> GOAL
The material below holds pictures; leave them out and reproduce exactly the lines from the one with "Output the Python" through the one with "fig.savefig('out.png', dpi=100, facecolor=bg)", inclusive.

> DATA FOR THIS TASK
########################################

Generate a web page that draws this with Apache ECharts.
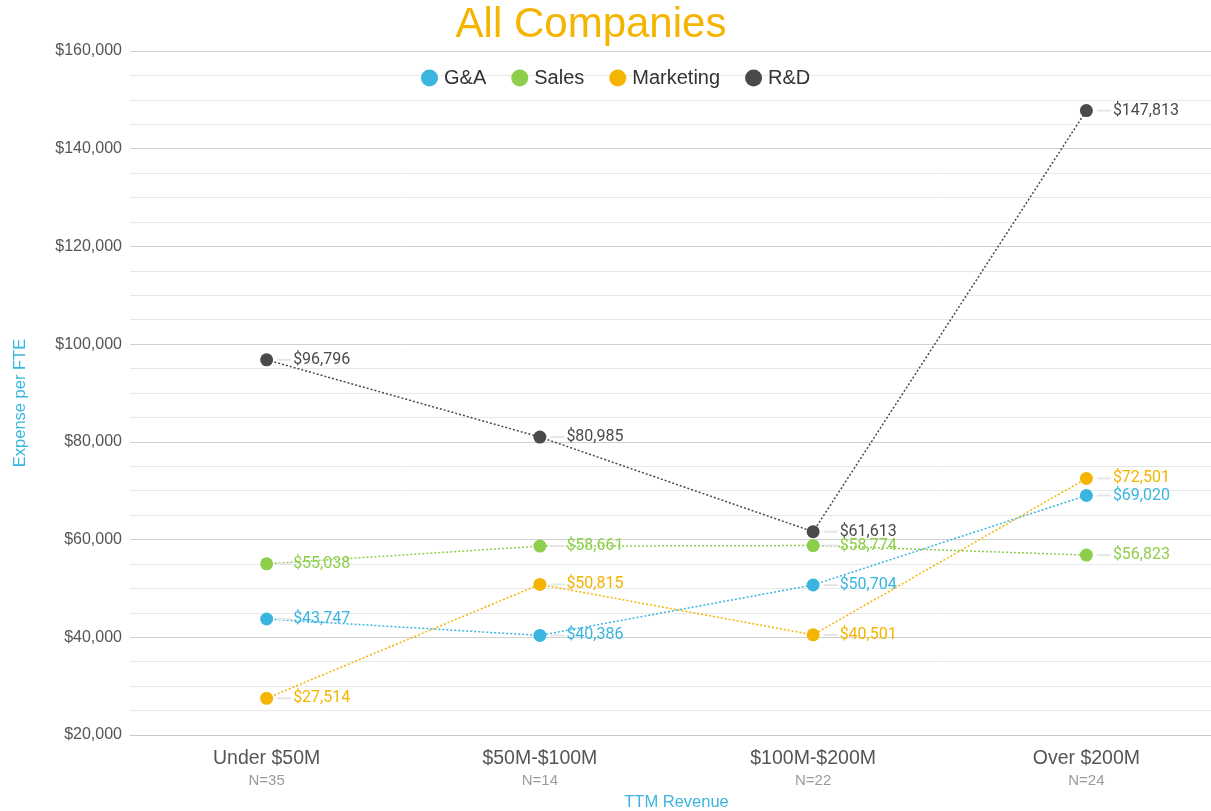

########################################

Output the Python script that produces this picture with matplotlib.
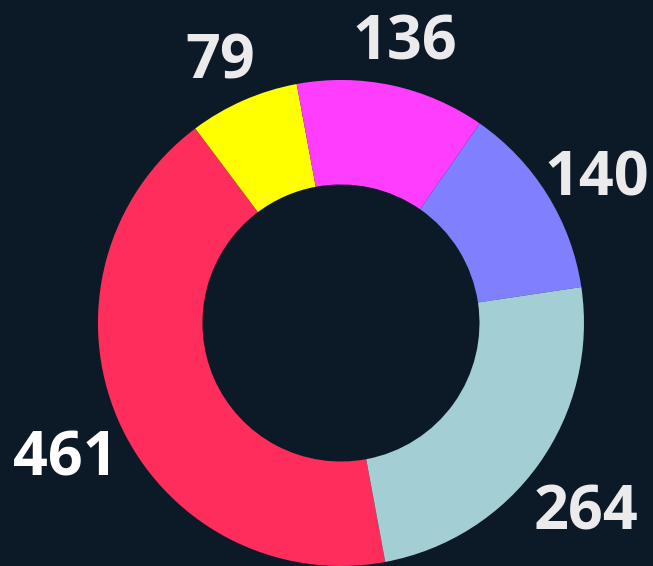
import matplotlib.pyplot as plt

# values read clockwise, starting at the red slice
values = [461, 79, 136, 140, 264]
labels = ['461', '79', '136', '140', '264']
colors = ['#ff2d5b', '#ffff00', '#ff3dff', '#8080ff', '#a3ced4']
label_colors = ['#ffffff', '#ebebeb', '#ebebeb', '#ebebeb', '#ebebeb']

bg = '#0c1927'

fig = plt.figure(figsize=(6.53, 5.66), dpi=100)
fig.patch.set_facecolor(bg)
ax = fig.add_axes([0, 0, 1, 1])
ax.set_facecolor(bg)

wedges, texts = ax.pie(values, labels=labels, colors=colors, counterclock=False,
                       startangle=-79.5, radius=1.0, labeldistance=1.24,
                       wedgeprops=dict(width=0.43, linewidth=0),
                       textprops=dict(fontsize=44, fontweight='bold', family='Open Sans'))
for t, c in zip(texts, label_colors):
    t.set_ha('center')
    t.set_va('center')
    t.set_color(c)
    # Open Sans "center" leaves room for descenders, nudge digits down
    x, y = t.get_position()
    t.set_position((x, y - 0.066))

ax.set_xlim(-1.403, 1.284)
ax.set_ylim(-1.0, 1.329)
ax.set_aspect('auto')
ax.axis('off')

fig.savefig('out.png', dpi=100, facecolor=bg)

########################################

> IN RESPONSE
Output the Python script that produces this picture with matplotlib.
import matplotlib.pyplot as plt

# values read clockwise, starting at the red slice
values = [461, 79, 136, 140, 264]
labels = ['461', '79', '136', '140', '264']
colors = ['#ff2d5b', '#ffff00', '#ff3dff', '#8080ff', '#a3ced4']
label_colors = ['#ffffff', '#ebebeb', '#ebebeb', '#ebebeb', '#ebebeb']

bg = '#0c1927'

fig = plt.figure(figsize=(6.53, 5.66), dpi=100)
fig.patch.set_facecolor(bg)
ax = fig.add_axes([0, 0, 1, 1])
ax.set_facecolor(bg)

wedges, texts = ax.pie(values, labels=labels, colors=colors, counterclock=False,
                       startangle=-79.5, radius=1.0, labeldistance=1.24,
                       wedgeprops=dict(width=0.43, linewidth=0),
                       textprops=dict(fontsize=44, fontweight='bold', family='Open Sans'))
for t, c in zip(texts, label_colors):
    t.set_ha('center')
    t.set_va('center')
    t.set_color(c)
    # Open Sans "center" leaves room for descenders, nudge digits down
    x, y = t.get_position()
    t.set_position((x, y - 0.066))

ax.set_xlim(-1.403, 1.284)
ax.set_ylim(-1.0, 1.329)
ax.set_aspect('auto')
ax.axis('off')

fig.savefig('out.png', dpi=100, facecolor=bg)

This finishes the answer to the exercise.